**DATA LINES**
——

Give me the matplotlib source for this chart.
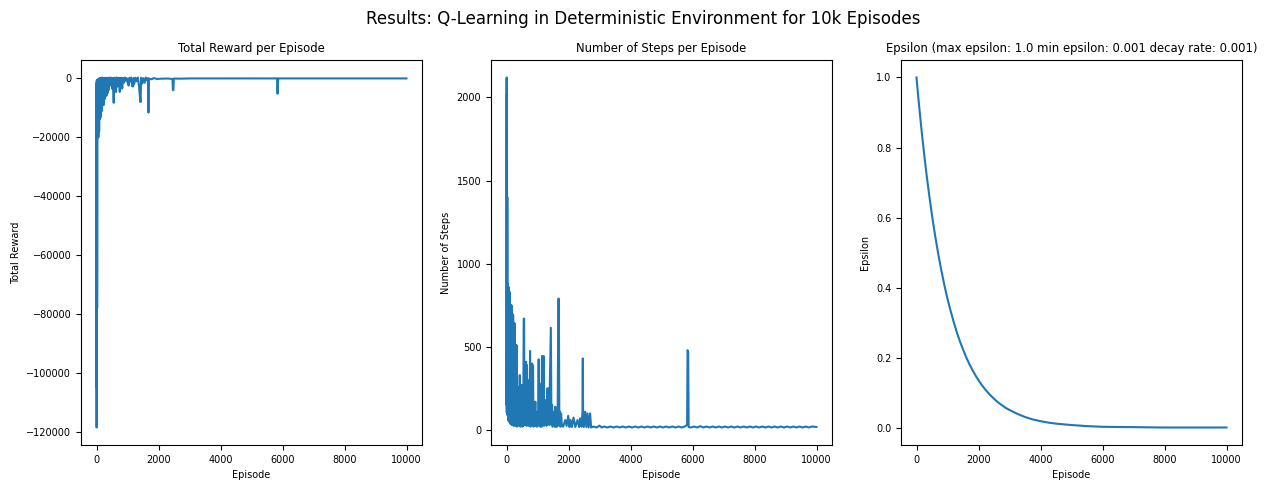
import matplotlib
matplotlib.use('Agg')
import matplotlib.pyplot as plt

# values
reward_episodes = [0, 4, 8, 12, 16, 20, 25, 30, 40, 50, 60, 70, 85, 100, 115, 130, 145, 160, 175, 190, 205, 220, 235, 250,
                   265, 280, 295, 310, 325, 340, 355, 370, 385, 400, 415, 430, 445, 460, 475, 490, 505, 520, 535, 550, 560, 575,
                   590, 610, 630, 650, 670, 690, 710, 730, 750, 770, 790, 810, 830, 850, 880, 910, 940, 970, 1000, 1030, 1045, 1060,
                   1090, 1120, 1150, 1185, 1200, 1215, 1250, 1290, 1330, 1370, 1415, 1425, 1435, 1470, 1510, 1550, 1590, 1630, 1665, 1675, 1685,
                   1720, 1780, 1850, 1950, 2100, 2300, 2450, 2465, 2480, 2495, 2700, 3000, 3500, 4000, 4500, 5000, 5500, 5825, 5835, 5845, 5860, 5875,
                   6200, 7000, 8000, 9000, 9999]
reward_values = [-2000, -118500, -800, -105000, -600, -78000, -51000, -500, -20000, -300, -20000, -200, -18000, 100, -13700, 200, -13000, 100, -11000, 300, -9200, 100, -9000, 200,
                 -7000, 100, -6000, 200, -5800, 100, -5000, 200, -4000, 100, -2400, 300, -2400, 100, -2000, 200, -3500, 100, -3000, -8250, -8250, 200,
                 -3000, 100, -4600, 300, -2800, 100, -2000, 200, -4600, 100, -3500, 200, -3400, 100, -1500, 300, -800, 100, -1200, -2400, -2400, 200,
                 -1000, 300, -2700, -2700, 100, -1800, 200, -1000, 300, -2500, -8000, -8000, 200, -1800, 100, -1500, 300, -700, 100, -11600, -600,
                 -100, -300, 100, -200, -100, -50, -200, -4000, -4000, -50, -100, -20, -10, -15, -10, -10, -20, -10, -5200, -5000, -40, -10,
                 -10, -10, -10, -10, -10]

steps_episodes = [0, 5, 10, 15, 20, 25, 30, 43, 50, 70, 80, 107, 118, 135, 145, 160, 172, 190, 200, 214, 228, 245, 257, 270,
                  282, 295, 310, 325, 340, 358, 372, 390, 402, 428, 442, 460, 475, 492, 506, 525, 540, 555, 567, 580, 600, 631, 645, 660,
                  675, 690, 705, 730, 745, 760, 775, 790, 813, 830, 856, 870, 885, 900, 915, 931, 950, 965, 980, 995, 1010, 1025, 1038, 1050, 1065, 1091, 1110, 1130, 1145, 1165,
                  1198, 1210, 1230, 1250, 1270, 1290, 1310, 1330, 1345, 1359, 1375, 1390, 1410, 1430, 1450, 1470, 1487, 1505, 1520, 1540, 1555, 1573, 1590, 1610, 1630, 1650, 1672, 1688, 1705, 1720, 1740, 1760, 1787, 1830, 1894, 1940, 1990,
                  2030, 2065, 2110, 2161, 2220, 2290, 2340, 2375, 2420, 2450, 2461, 2472, 2490, 2536, 2575, 2611, 2650, 2696, 2730, 2800, 2900, 3000, 3071, 3150,
                  3250, 3350, 3450, 3550, 3650, 3750, 3850, 3950, 4050, 4150, 4250, 4350, 4450, 4550, 4650, 4750, 4850, 4950, 5050, 5150,
                  5250, 5350, 5450, 5550, 5650, 5750, 5825, 5840, 5860, 5875, 5950, 6050, 6150, 6250, 6350, 6450, 6550, 6650, 6750, 6850,
                  6950, 7050, 7150, 7250, 7350, 7450, 7550, 7650, 7750, 7850, 7950, 8050, 8150, 8250, 8350, 8450, 8550, 8650, 8750, 8850,
                  8950, 9050, 9150, 9250, 9350, 9450, 9550, 9650, 9750, 9850, 9999]
steps_values = [110, 2120, 150, 2020, 95, 1400, 90, 880, 60, 860, 50, 830, 40, 750, 35, 750, 30, 700, 30, 690, 25, 640, 30, 640,
                25, 510, 25, 510, 20, 260, 30, 250, 25, 330, 20, 270, 30, 270, 20, 180, 25, 670, 670, 30, 60, 410, 25, 390,
                30, 300, 25, 200, 30, 475, 20, 130, 400, 30, 390, 20, 60, 25, 100, 170, 25, 90, 20, 110, 30, 130, 425, 25, 280, 20, 200, 20, 445, 30,
                445, 25, 120, 30, 180, 25, 250, 40, 120, 250, 30, 180, 400, 615, 30, 150, 20, 110, 25, 90, 20, 140, 20, 100, 20, 70, 790, 790, 25, 110, 20, 100, 25, 20, 60, 25, 85,
                18, 60, 18, 75, 18, 60, 18, 70, 20, 110, 430, 60, 18, 110, 18, 100, 15, 100, 15, 21, 15, 26, 15, 21,
                15, 21, 15, 21, 15, 21, 15, 21, 15, 21, 15, 21, 15, 21, 15, 21, 15, 21, 15, 21,
                15, 21, 15, 21, 15, 21, 30, 480, 470, 18, 15, 21, 15, 23, 15, 21, 15, 21, 15, 21,
                15, 21, 15, 21, 15, 21, 15, 21, 15, 21, 15, 21, 15, 21, 15, 21, 15, 21, 15, 21,
                15, 21, 15, 21, 15, 21, 15, 21, 15, 21, 18]

epsilon_episodes = [0, 50, 100, 150, 200, 250, 300, 350, 400, 450, 500, 550, 600, 700, 800, 900, 1000, 1100, 1200, 1300, 1400, 1500, 1600, 1700, 1800, 1900, 2000,
                    2125, 2250, 2375, 2500, 2625, 2750, 2875, 3000, 3250, 3500, 3750, 4000, 4250, 4500, 5000, 5500, 6000, 7000, 8000, 9000, 9999]
epsilon_values = [1.0, 0.951, 0.905, 0.861, 0.819, 0.779, 0.741, 0.705, 0.671, 0.638, 0.607, 0.577, 0.549, 0.497, 0.45, 0.407, 0.368, 0.334, 0.302, 0.273, 0.247, 0.224, 0.202, 0.183, 0.166, 0.15, 0.136,
                  0.12, 0.106, 0.094, 0.083, 0.073, 0.065, 0.057, 0.051, 0.04, 0.031, 0.024, 0.019, 0.015, 0.012, 0.008, 0.005, 0.003, 0.002, 0.001, 0.001, 0.001]

fig, axes = plt.subplots(1, 3, figsize=(12.67, 4.9), dpi=100)
plt.subplots_adjust(left=81 / 1267, right=1242 / 1267, top=1 - 60 / 490, bottom=1 - 445 / 490, wspace=69 / 341)

axes[0].plot(reward_episodes, reward_values)
axes[0].set_title('Total Reward per Episode', fontsize=8.4)
axes[0].set_xlabel('Episode', fontsize=7)
axes[0].set_ylabel('Total Reward', fontsize=7)

axes[1].plot(steps_episodes, steps_values)
axes[1].set_title('Number of Steps per Episode', fontsize=8.4)
axes[1].set_xlabel('Episode', fontsize=7)
axes[1].set_ylabel('Number of Steps', fontsize=7)

axes[2].plot(epsilon_episodes, epsilon_values)
axes[2].set_title('Epsilon (max epsilon: 1.0 min epsilon: 0.001 decay rate: 0.001)', fontsize=8.4)
axes[2].set_xlabel('Episode', fontsize=7)
axes[2].set_ylabel('Epsilon', fontsize=7)

for ax in axes:
    ax.tick_params(labelsize=7)

fig.suptitle('Results: Q-Learning in Deterministic Environment for 10k Episodes', fontsize=12, x=643 / 1267, y=1 - 18.5 / 490, va='center')
plt.savefig('out.png', dpi=100)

——

**PROBLEM REQUIREMENTS**
Pictures stay out. Repeat only the lines from the beginning of the data through the line that has "import matplotlib.pyplot as plt".

**TASK ANSWER**
Give me the matplotlib source for this chart.
import matplotlib
matplotlib.use('Agg')
import matplotlib.pyplot as plt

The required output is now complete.